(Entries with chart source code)
— Begin —

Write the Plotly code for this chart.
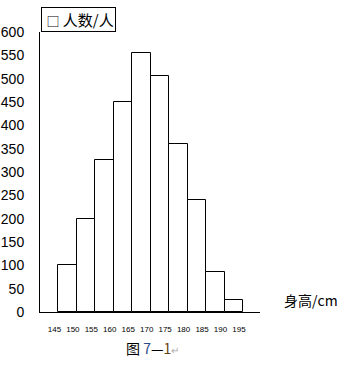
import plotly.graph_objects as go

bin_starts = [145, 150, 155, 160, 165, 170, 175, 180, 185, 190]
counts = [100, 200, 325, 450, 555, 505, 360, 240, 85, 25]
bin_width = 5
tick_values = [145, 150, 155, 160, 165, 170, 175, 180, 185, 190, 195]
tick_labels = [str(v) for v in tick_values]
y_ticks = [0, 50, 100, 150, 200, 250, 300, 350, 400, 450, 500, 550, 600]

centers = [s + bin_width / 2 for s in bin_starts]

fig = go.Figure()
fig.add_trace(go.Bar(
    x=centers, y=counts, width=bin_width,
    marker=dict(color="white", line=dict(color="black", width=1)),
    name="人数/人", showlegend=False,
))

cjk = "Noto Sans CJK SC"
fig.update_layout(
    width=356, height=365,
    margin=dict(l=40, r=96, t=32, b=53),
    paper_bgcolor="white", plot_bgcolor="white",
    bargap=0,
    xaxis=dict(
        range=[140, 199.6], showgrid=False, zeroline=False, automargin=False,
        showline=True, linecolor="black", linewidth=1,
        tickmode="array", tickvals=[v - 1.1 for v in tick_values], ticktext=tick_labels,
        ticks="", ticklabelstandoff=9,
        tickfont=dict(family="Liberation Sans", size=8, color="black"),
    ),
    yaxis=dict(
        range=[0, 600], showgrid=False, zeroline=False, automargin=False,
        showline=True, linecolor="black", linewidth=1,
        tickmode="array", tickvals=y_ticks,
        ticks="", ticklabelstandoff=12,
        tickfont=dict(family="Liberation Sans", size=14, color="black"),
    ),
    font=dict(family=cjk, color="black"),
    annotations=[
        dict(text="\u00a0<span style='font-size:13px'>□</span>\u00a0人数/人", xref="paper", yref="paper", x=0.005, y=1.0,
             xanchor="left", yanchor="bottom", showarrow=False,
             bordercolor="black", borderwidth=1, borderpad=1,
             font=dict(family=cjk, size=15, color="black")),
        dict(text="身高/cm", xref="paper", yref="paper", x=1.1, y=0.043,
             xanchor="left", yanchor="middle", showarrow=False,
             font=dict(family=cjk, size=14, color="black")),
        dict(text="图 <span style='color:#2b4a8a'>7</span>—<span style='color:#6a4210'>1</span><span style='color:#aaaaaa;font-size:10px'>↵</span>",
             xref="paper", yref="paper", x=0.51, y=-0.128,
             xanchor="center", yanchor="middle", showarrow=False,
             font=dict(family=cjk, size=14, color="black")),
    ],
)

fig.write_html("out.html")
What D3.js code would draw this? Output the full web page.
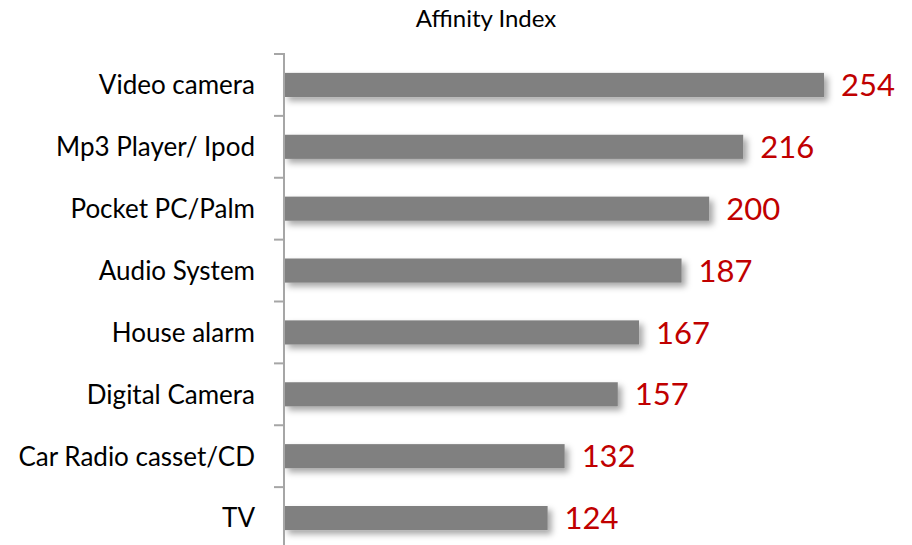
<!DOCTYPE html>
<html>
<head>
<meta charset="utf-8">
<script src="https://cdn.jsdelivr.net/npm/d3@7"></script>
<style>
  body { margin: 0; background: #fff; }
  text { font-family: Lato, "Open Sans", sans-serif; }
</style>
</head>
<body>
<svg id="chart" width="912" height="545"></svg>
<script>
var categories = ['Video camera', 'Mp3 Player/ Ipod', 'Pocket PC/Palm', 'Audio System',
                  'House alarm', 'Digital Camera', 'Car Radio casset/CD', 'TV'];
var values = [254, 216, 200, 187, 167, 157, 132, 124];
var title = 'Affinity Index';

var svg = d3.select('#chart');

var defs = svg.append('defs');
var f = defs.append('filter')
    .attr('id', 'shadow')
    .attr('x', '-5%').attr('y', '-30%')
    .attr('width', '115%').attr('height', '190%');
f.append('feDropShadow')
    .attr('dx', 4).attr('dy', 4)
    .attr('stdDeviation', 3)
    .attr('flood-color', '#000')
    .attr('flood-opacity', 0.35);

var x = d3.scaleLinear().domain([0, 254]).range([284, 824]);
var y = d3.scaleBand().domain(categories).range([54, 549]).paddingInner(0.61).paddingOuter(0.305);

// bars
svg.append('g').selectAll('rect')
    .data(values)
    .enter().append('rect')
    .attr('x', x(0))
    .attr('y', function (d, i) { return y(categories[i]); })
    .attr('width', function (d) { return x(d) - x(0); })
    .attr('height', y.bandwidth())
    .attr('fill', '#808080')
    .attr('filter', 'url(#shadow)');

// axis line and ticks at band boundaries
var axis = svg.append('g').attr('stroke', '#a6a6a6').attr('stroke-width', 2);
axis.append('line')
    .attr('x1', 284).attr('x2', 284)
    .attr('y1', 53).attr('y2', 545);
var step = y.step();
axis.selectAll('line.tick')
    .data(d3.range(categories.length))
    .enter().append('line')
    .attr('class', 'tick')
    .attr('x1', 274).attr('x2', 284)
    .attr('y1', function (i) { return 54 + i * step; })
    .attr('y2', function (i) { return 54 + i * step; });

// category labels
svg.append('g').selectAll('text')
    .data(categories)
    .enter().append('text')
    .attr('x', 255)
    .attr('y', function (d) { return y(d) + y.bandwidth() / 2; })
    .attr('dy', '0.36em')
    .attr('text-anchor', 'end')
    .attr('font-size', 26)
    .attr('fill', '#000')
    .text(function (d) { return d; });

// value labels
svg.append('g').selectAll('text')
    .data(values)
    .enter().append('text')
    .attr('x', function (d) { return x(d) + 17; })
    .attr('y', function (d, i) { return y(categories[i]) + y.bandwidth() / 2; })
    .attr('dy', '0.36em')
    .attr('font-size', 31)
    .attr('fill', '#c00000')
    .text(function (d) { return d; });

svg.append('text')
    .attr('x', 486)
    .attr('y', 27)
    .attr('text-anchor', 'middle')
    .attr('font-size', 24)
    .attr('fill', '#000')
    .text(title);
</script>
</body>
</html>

— End —

Repeat exactly, and only, the lines from the one containing "What D3.js code" through the one containing "var title = 'Affinity Index';", both included, without the pictures.

What D3.js code would draw this? Output the full web page.
<!DOCTYPE html>
<html>
<head>
<meta charset="utf-8">
<script src="https://cdn.jsdelivr.net/npm/d3@7"></script>
<style>
  body { margin: 0; background: #fff; }
  text { font-family: Lato, "Open Sans", sans-serif; }
</style>
</head>
<body>
<svg id="chart" width="912" height="545"></svg>
<script>
var categories = ['Video camera', 'Mp3 Player/ Ipod', 'Pocket PC/Palm', 'Audio System',
                  'House alarm', 'Digital Camera', 'Car Radio casset/CD', 'TV'];
var values = [254, 216, 200, 187, 167, 157, 132, 124];
var title = 'Affinity Index';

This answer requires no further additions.